Late addition Wilcox making presence felt Kitsap's playoff run

Two weeks after making his debut, former Tahoma star has found his niche in squad

Late addition Wilcox making presence felt Kitsap’s playoff run

By Rob Shore
Kitsapsoccerclub.com

BREMERTON, Wash. — Less than two weeks after making his debut for Kitsap Soccer Club, Charlie Wilcox is ready for anything. With Kitsap well into its inaugural run into the NPSL postseason, that’s probably a good thing.

Wilcox, who graduated from Tahoma High School on June 7, was a late arrival to the Kitsap team. But he’s already made enough of an impression to be included with the 17-player squad traveling for a second-round game against CD Aguiluchos USA in San Leandro, California, on Saturday night.

“I guess I could say I’m a little bit surprised by that,” Wilcox said. “But I’m excited for it and it’s going to be a good opportunity for me.”

Wilcox is one of two recent high-schoolers, along with Tyee’s Habib Barry, in the Kitsap SC team. Both have been regular features in the side in the past three games.

But a late start doesn’t mean Wilcox isn’t valuable. With the ability to play anywhere at the back or as a holding midfielder, Wilcox’s versatility will be crucial for a short-handed squad looking to continue its postseason run.

“He is versatile,” associate head coach Liviu Bird said. “It’s always good, especially when you’re looking at those players, who in big games might not necessarily start, but they can come in and have an impact. If you can have an impact in more than one spot, it makes it more likely you’ll get a chance.”

Tahoma fell just short of the state tournament in 2017, but you couldn’t fault Wilcox for it as he earned a spot on the Tacoma News Tribune’s all-area first team with seven goals and 11 assists.

Even so, Wilcox needed to make an adjustment when he started training at Gordon Field, the first time he’d played with older players than himself.

Having played club soccer helped. He played for Pacific Northwest Soccer Club under Kitsap SC coach Roy Lassiter, who thought Wilcox might be ready to jump to the next level.

The biggest issue was adjusting to the pace of play, which suddenly got a lot quicker.

“You need to know what you’re going to do before you get the ball,” he said. “In high school, you can receive the ball, do a few moves and then play on. But here, you’ve got to take a touch and go. Right away.”

It took him a few training sessions to get accustomed to the pace. But he eventually got the hang of it.

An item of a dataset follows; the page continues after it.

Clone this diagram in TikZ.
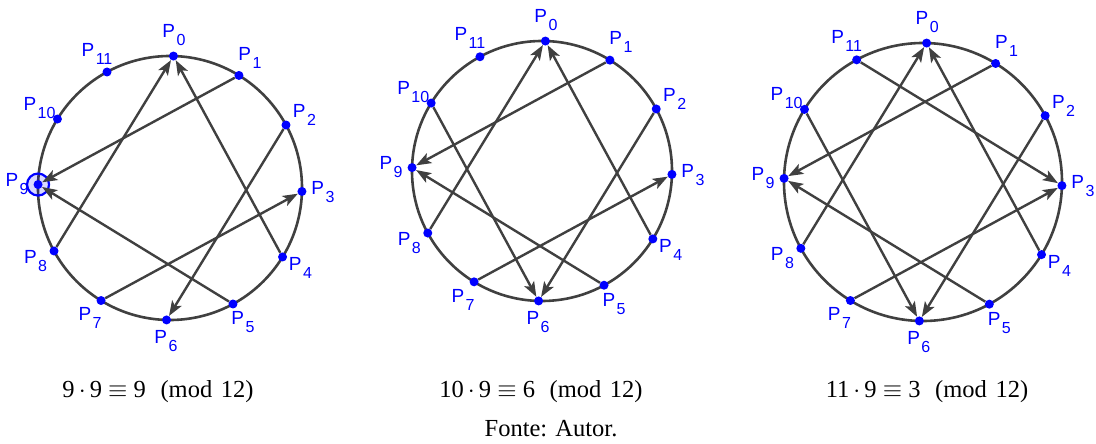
\documentclass[tikz,border=0pt]{standalone}
\usepackage{fontspec}
\setmainfont{Liberation Serif}
\newfontfamily\labfont{Liberation Sans}
\usetikzlibrary{arrows.meta}
\definecolor{ptblue}{RGB}{0,0,255}
\definecolor{lin}{RGB}{64,64,64}
\tikzset{
  dot/.style={circle,fill=ptblue,inner sep=0pt,minimum size=9pt},
  rim/.style={draw=lin,line width=2.6pt},
  arr/.style={draw=lin,line width=2.4pt,-{Stealth[length=15pt,width=11pt,inset=3.5pt]}},
  lab/.style={text=ptblue,font=\labfont\fontsize{19}{19}\selectfont,inner sep=0pt},
  ring/.style={circle,draw=ptblue,line width=2.2pt,fill=ptblue,fill opacity=0.15,draw opacity=1,inner sep=0pt,minimum size=22pt},
  captext/.style={font=\fontsize{24.5}{28}\selectfont,inner sep=0pt,anchor=base}
}
\newcommand{\plab}[1]{P\hspace{1.5pt}\raisebox{-8pt}{\fontsize{16}{16}\selectfont #1}}
\newcommand{\modcap}[3]{#1\,$\cdot$\,#2\hspace{0.25em}$\equiv$\hspace{0.25em}#3\hspace{0.6em}(mod\hspace{0.35em}12)}
\begin{document}
\begin{tikzpicture}[x=1pt,y=1pt]
\useasboundingbox (0,0) rectangle (1096,444);
\foreach \n/\cx/\cy/\r in {a/170/256/132, b/542/273/130, c/923/262/139}{
  \coordinate (c\n) at (\cx,\cy);
  \draw[rim] (c\n) circle (\r);
  \foreach \k in {0,...,11}{
    \pgfmathsetmacro\ang{90-30*\k-1.5}
    \node[dot] (\n\k) at ([shift={(c\n)}] \ang:\r) {};
    \node[lab] (l\n\k) at ([shift={(c\n)}] \ang:\r+21) {\plab{\k}};
  }
}
\node[ring] (hl) at (a9) {};
\foreach \s/\t in {1/9,2/6,4/0,5/9,7/3,8/0}
  \draw[arr] (a\s) -- (a\t);
\foreach \s/\t in {1/9,2/6,4/0,5/9,7/3,8/0,10/6}
  \draw[arr] (b\s) -- (b\t);
\foreach \s/\t in {1/9,2/6,4/0,5/9,7/3,8/0,10/6,11/3}
  \draw[arr] (c\s) -- (c\t);
\node[captext] (capa) at (158,46) {\modcap{9}{9}{9}};
\node[captext] (capb) at (541,46) {\modcap{10}{9}{6}};
\node[captext] (capc) at (927,46) {\modcap{11}{9}{3}};
\node[captext] (fonte) at (551,7) {Fonte: Autor.};
\end{tikzpicture}
\end{document}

“My first week of training here, I was definitely behind a lot of the guys,” Wilcox said. “But once we got into 11 v 11 during a regular training session, I took two or three of those and I felt pretty comfortable.”

Bird isn’t surprised at how Wilcox has adapted. He acknowledged he’s a very smart player, considering his age — and expects him to get even better.

“Obviously, it’s good for a young player to be able to adjust and assimilate quickly,”  Bird said. “But it’s what we expected out of him. Once he got his chance to come into the group, we thought he would impress us and impress his teammates, and he’s done both of those.”

Wilcox made his debut on July 8 against FC Mulhouse Portland in the 90th minute, just enough time to get in a couple of touches. He played a full 90 minutes in a 2-1 loss to PDX FC in the regular-season finale, but felt good about his time on the pitch.

Then he came on in the 64th minute in Saturday’s 2-0 victory over FC Mulhouse Portland, helping close out Kitsap’s playoff opener, winning balls and giving the side some added toughness.

“He stepped on the field and made an impact in a very important game,” Bird said. “We couldn’t have been happier with his performance.”

Next comes the most important game — which is to say, the next one.

Where could he find himself on Saturday night? Wilcox isn’t too sure. But he’ll be ready.

“I could see myself at holding midfielder, since I’ve been there the last few (training) sessions,” he said. “But I’m ready for anything.”